I think I understand how outliers can skew the data. Nonetheless, I dont think these qualify as outliers. By your description, outliers are "atypical" and "infrequent observations." The success of Mickelson, Singh, and Woods is not atypical or infrequent, but rather typical and frequent. They earned bigger shares of the success pie, and excluding them would only unjustifiably skew the results.
Here is some of what the Engineering Statistics Handbook says about outliers:
Outliers should be investigated carefully. Often they contain valuable information about the process under investigation or the data gathering and recording process. Before considering the possible elimination of these points from the data, one should try to understand why they appeared and whether it is likely similar values will continue to appear. Is there a different slope in the 1980 line vs the 2005 line? And remember that the outliers have a large effect on the slope, but less on the r-squared.

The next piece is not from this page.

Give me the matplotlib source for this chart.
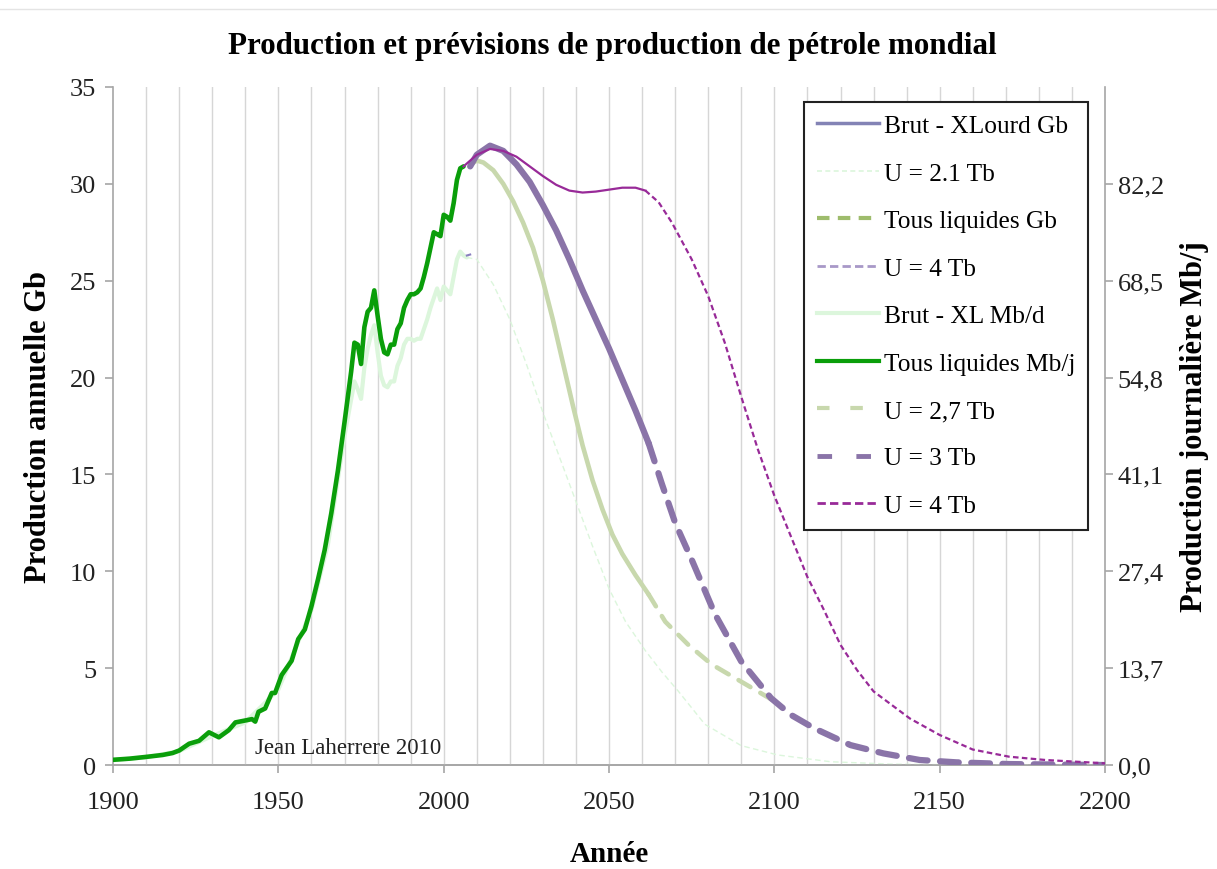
import matplotlib
matplotlib.use("Agg")
from matplotlib import pyplot as plt
from matplotlib.lines import Line2D

plt.rcParams['font.family'] = ['Liberation Serif', 'DejaVu Serif']

# Historical production, all liquids (Gb/yr)
hist_years = [1900, 1905, 1910, 1915, 1918, 1920, 1923, 1926, 1929, 1932, 1935, 1937, 1940,
              1942, 1943, 1944, 1946, 1948, 1949, 1951, 1954, 1956, 1958, 1960, 1962, 1964,
              1966, 1968, 1970, 1972, 1973, 1974, 1975, 1976, 1977, 1978, 1979, 1980, 1981,
              1982, 1983, 1984, 1985, 1986, 1987, 1988, 1989, 1990, 1991, 1992, 1993, 1994,
              1995, 1996, 1997, 1998, 1999, 2000, 2001, 2002, 2003, 2004, 2005, 2006]
hist_liquids = [0.27, 0.33, 0.42, 0.52, 0.62, 0.75, 1.1, 1.25, 1.69, 1.43, 1.8, 2.2, 2.3,
                2.37, 2.24, 2.75, 2.92, 3.72, 3.72, 4.65, 5.38, 6.5, 7.0, 8.2, 9.6, 11.1,
                13.0, 15.2, 17.7, 20.3, 21.8, 21.7, 20.7, 22.6, 23.4, 23.6, 24.5, 23.2, 22.0,
                21.3, 21.2, 21.7, 21.7, 22.5, 22.8, 23.6, 24.0, 24.3, 24.3, 24.4, 24.6, 25.2,
                25.9, 26.7, 27.5, 27.4, 27.3, 28.4, 28.3, 28.1, 29.0, 30.2, 30.8, 30.9]

# Historical crude minus extra heavy
crude_years = [1900, 1910, 1920, 1930, 1940, 1950, 1960, 1965, 1970, 1973, 1974, 1975, 1976,
               1977, 1978, 1979, 1980, 1981, 1982, 1983, 1984, 1985, 1986, 1987, 1988, 1989,
               1990, 1991, 1992, 1993, 1994, 1995, 1996, 1997, 1998, 1999, 2000, 2001, 2002,
               2003, 2004, 2005, 2006, 2007]
crude_hist = [0.25, 0.4, 0.72, 1.5, 2.2, 3.9, 8.0, 11.4, 17.0, 19.8, 19.4, 18.9, 20.5,
              21.5, 22.2, 22.7, 21.3, 20.1, 19.6, 19.5, 19.8, 19.8, 20.6, 21.0, 21.7, 22.0,
              22.0, 21.9, 22.0, 22.0, 22.5, 23.0, 23.6, 24.1, 24.6, 24.0, 24.7, 24.5, 24.3,
              25.2, 26.1, 26.5, 26.3, 26.2]

# Crude U = 4 Tb (only a short stub is visible)
crude_u4_years = [2007, 2008]
crude_u4_vals = [26.3, 26.35]

# Forecast U = 2.1 Tb
u21_years = [2007, 2010, 2015, 2020, 2025, 2030, 2035, 2040, 2045, 2050, 2055, 2061, 2066,
             2071, 2079, 2090, 2101, 2117, 2135, 2150, 2200]
u21_vals = [26.2, 26.1, 24.8, 23.0, 20.7, 18.2, 15.9, 13.6, 11.3, 9.1, 7.4, 5.9, 4.8,
            3.8, 2.1, 1.0, 0.52, 0.17, 0.05, 0.02, 0.0]

# Forecast U = 2,7 Tb (solid part then dashed part)
u27_years = [2008, 2010, 2012, 2015, 2018, 2021, 2024, 2027, 2030, 2033, 2036, 2039, 2042,
             2045, 2048, 2051, 2054, 2058, 2062]
u27_vals = [31.0, 31.2, 31.1, 30.7, 30.0, 29.1, 28.0, 26.7, 25.0, 23.0, 20.8, 18.6, 16.5,
            14.7, 13.2, 11.9, 10.9, 9.8, 8.8]
u27_tail_years = [2062, 2067, 2074, 2081, 2090, 2097, 2100]
u27_tail_vals = [8.8, 7.4, 6.2, 5.2, 4.3, 3.6, 3.3]

# Forecast U = 3 Tb
u3_years = [2008, 2010, 2014, 2018, 2022, 2026, 2030, 2034, 2038, 2042, 2046, 2050, 2054,
            2058, 2062]
u3_vals = [30.9, 31.5, 31.97, 31.7, 31.0, 30.1, 28.9, 27.6, 26.1, 24.5, 23.0, 21.5, 19.9,
           18.3, 16.6]
u3_tail_years = [2062, 2066, 2070, 2075, 2082, 2090, 2099, 2105, 2112, 2123, 2133, 2144,
                 2155, 2171, 2200]
u3_tail_vals = [16.6, 14.5, 12.5, 10.6, 7.8, 5.34, 3.45, 2.59, 1.9, 1.03, 0.6, 0.26,
                0.14, 0.05, 0.0]

# Forecast U = 4 Tb
u4_years = [2006, 2010, 2014, 2018, 2022, 2026, 2030, 2034, 2038, 2042, 2046, 2050, 2054,
            2058, 2061]
u4_vals = [30.9, 31.5, 31.8, 31.7, 31.4, 30.9, 30.4, 29.95, 29.65, 29.55, 29.6, 29.7, 29.8,
           29.8, 29.65]
u4_tail_years = [2061, 2065, 2069, 2075, 2080, 2085, 2090, 2095, 2100, 2105, 2110, 2115,
                 2120, 2125, 2130, 2141, 2150, 2160, 2171, 2182, 2200]
u4_tail_vals = [29.65, 29.05, 28.0, 26.1, 24.2, 21.8, 19.0, 16.3, 13.9, 11.8, 9.7, 8.0,
                6.2, 4.9, 3.8, 2.4, 1.55, 0.8, 0.43, 0.26, 0.09]

mbd_factor = 2.74
year_ticks = [1900, 1950, 2000, 2050, 2100, 2150, 2200]
gb_ticks = [0, 5, 10, 15, 20, 25, 30, 35]

GREEN = '#0a9e0a'
PALE = '#dcf6dc'
OLIVE = '#c8d8ad'
PURPLE = '#8a74a8'
MAGENTA = '#982a98'
LIGHT_PURPLE = '#8a80c0'
AXIS_GRAY = '#a6a6a6'

fig = plt.figure(figsize=(12.17, 8.70), dpi=100)
ax = fig.add_axes([0.0929, 0.1195, 0.8151, 0.7794])
ax2 = ax.twinx()
ax.set_zorder(ax2.get_zorder() + 1)
ax.patch.set_visible(False)

# Grid every 10 years
for yr in range(1910, 2200, 10):
    ax.axvline(yr, color='#d6d6d6', lw=1.0, zorder=0)

ax.plot(crude_years, crude_hist, color=PALE, lw=3, solid_capstyle='round', zorder=2)
ax.plot(crude_u4_years, crude_u4_vals, color=LIGHT_PURPLE, lw=1.5, zorder=2)
ax.plot(hist_years, hist_liquids, color=GREEN, lw=3.3, solid_capstyle='round', zorder=4)
ax.plot(u21_years, u21_vals, color=PALE, lw=1.0, ls=(0, (4, 2.5)), zorder=2)
ax.plot(u27_years, u27_vals, color=OLIVE, lw=3.3, solid_capstyle='round', zorder=3)
ax.plot(u27_tail_years, u27_tail_vals, color=OLIVE, lw=3.3, ls=(0, (3, 2.5)),
        dash_capstyle='round', zorder=3)
ax.plot(u3_years, u3_vals, color=PURPLE, lw=4.5, solid_capstyle='round', zorder=3)
ax.plot(u3_tail_years, u3_tail_vals, color=PURPLE, lw=4.5, ls=(0, (3, 2)),
        dash_capstyle='round', zorder=3)
ax.plot(u4_years, u4_vals, color=MAGENTA, lw=1.6, zorder=5)
ax.plot(u4_tail_years, u4_tail_vals, color=MAGENTA, lw=1.6, ls=(0, (2.5, 1.5)), zorder=5)

ax.set_xlim(1900, 2200)
ax.set_ylim(0, 35)
ax2.set_ylim(0, 35 * mbd_factor)

ax.set_xticks(year_ticks)
ax.set_yticks(gb_ticks)
ax2.set_yticks([v * mbd_factor for v in gb_ticks[:-1]])
ax2.set_yticklabels([f"{v * mbd_factor:.1f}".replace('.', ',') for v in gb_ticks[:-1]])

for a in (ax, ax2):
    a.spines['top'].set_visible(False)
    for s in ('left', 'right', 'bottom'):
        a.spines[s].set_color(AXIS_GRAY)
        a.spines[s].set_linewidth(1.2)
    a.tick_params(axis='both', colors=AXIS_GRAY, labelcolor='#222222', labelsize=19,
                  length=6, width=1.2, direction='out')
ax.tick_params(axis='x', pad=13)
ax.tick_params(axis='y', pad=6)
ax2.tick_params(axis='y', pad=3)
ax2.spines['left'].set_visible(False)
ax.spines['right'].set_visible(False)

ax.set_xlabel("Année", fontsize=21, fontweight='bold', labelpad=19)
ax.set_ylabel("Production annuelle Gb", fontsize=22, fontweight='bold', labelpad=12)
ax2.set_ylabel("Production journalière Mb/j", fontsize=22, fontweight='bold', labelpad=12)
fig.text(0.503, 0.947, "Production et prévisions de production de pétrole mondial",
         ha='center', va='center', fontsize=22.3, fontweight='bold')
ax.text(1943, 0.35, "Jean Laherrere 2010", fontsize=16.5, color='#222222', va='bottom')

fig.add_artist(Line2D([0, 1], [0.988, 0.988], color='#e4e4e4', lw=1))

handles = [
    Line2D([], [], color='#8383b5', lw=2.5),
    Line2D([], [], color=PALE, lw=1.2, ls=(0, (3, 2))),
    Line2D([], [], color='#9ebc6c', lw=3, ls=(0, (3, 2))),
    Line2D([], [], color='#a898c8', lw=2, ls=(0, (3, 1.5))),
    Line2D([], [], color=PALE, lw=3),
    Line2D([], [], color=GREEN, lw=3),
    Line2D([], [], color=OLIVE, lw=3, ls=(0, (3, 5))),
    Line2D([], [], color=PURPLE, lw=3.5, ls=(0, (3, 5))),
    Line2D([], [], color=MAGENTA, lw=2, ls=(0, (3, 1.5))),
]
labels = ["Brut - XLourd Gb", "U = 2.1 Tb", "Tous liquides Gb", "U = 4 Tb", "Brut - XL Mb/d",
          "Tous liquides Mb/j", "U = 2,7 Tb", "U = 3 Tb", "U = 4 Tb"]
leg = ax.legend(handles, labels, loc='upper right', bbox_to_anchor=(0.983, 0.978),
                fontsize=18.3, frameon=True, fancybox=False, framealpha=1,
                edgecolor='#222222', handlelength=2.45, handletextpad=0.2,
                labelspacing=0.97, borderpad=0.5, borderaxespad=0)
leg.get_frame().set_linewidth(1.5)
leg.set_zorder(10)

fig.savefig("out.png", dpi=100)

I'll try to supply this later when I get a chance.
What I mean is that if you analyzed $ vs putting for instance, you might get an r-squared of 20% and that would suggest that putting accounts for more of the variation in earnings than does driving distance.
That may well be, but really what I am concerned with is the how the correlation for driving has changed over the years.
Nonetheless, golf monetary success is dependent upon so many variables that I just dont think that 8% is very low in the greater scheme of things: Putting, Chipping, Driving Accuracy, Sand Saves, Recovery Shot, GIR, Experience, Age, Equipment, Bounceback, Health, state of mind, confidence level, Reaching Par 5s, strength of field, starts, purses, etc. Many of these factors likely overlap. For example, Longer drives might mean higher GIR so part of the GIR percentage attributable to driving would have to be subtracted out so the total sum is equal to 1. For example, Longer drives might mean higher GIR so part of the GIR percentage would have to be subtracted out.
The 2% to 8% change you report is not quite a lot, as I tried to point out in the following. It's not statistically significant.
I still do not think you can link the magnitude of the correlation to its statistical significance. If I figured more years and the observation held up, I assume that we could acheive a statistically significant comparison even with relatively low rsq.
Is the r-squared of 0.02 what you got by analyzing the 1980 data or is it hypothetical?
Both.
Did you mean 2005 in the last sentence? I don't have a particular r-squared in mind as being "important". 8%, or 6% if you remove the outliers, is not convincing.
I have trouble accepting the rejection of these numbers without any sort of methodology attached to that rejection. Finding out what would be convincing and why would surely help us define the issue, wouldn't it? How about 10%? 20% 30%? 80%?
The analysis I provided you suggests there is no significance to the difference in the correlations between 1980 and 2005.
I dont think that is what your analysis suggests. Rather, I think your analysis suggests that that the data we have thus far studied is inconclusive about whether the difference between the years is fluky or whether it actually means something. This is a key distinction, I think.
I'll try to provide the least squared lines later.
Also, send me your email via IM and I'll send you the data.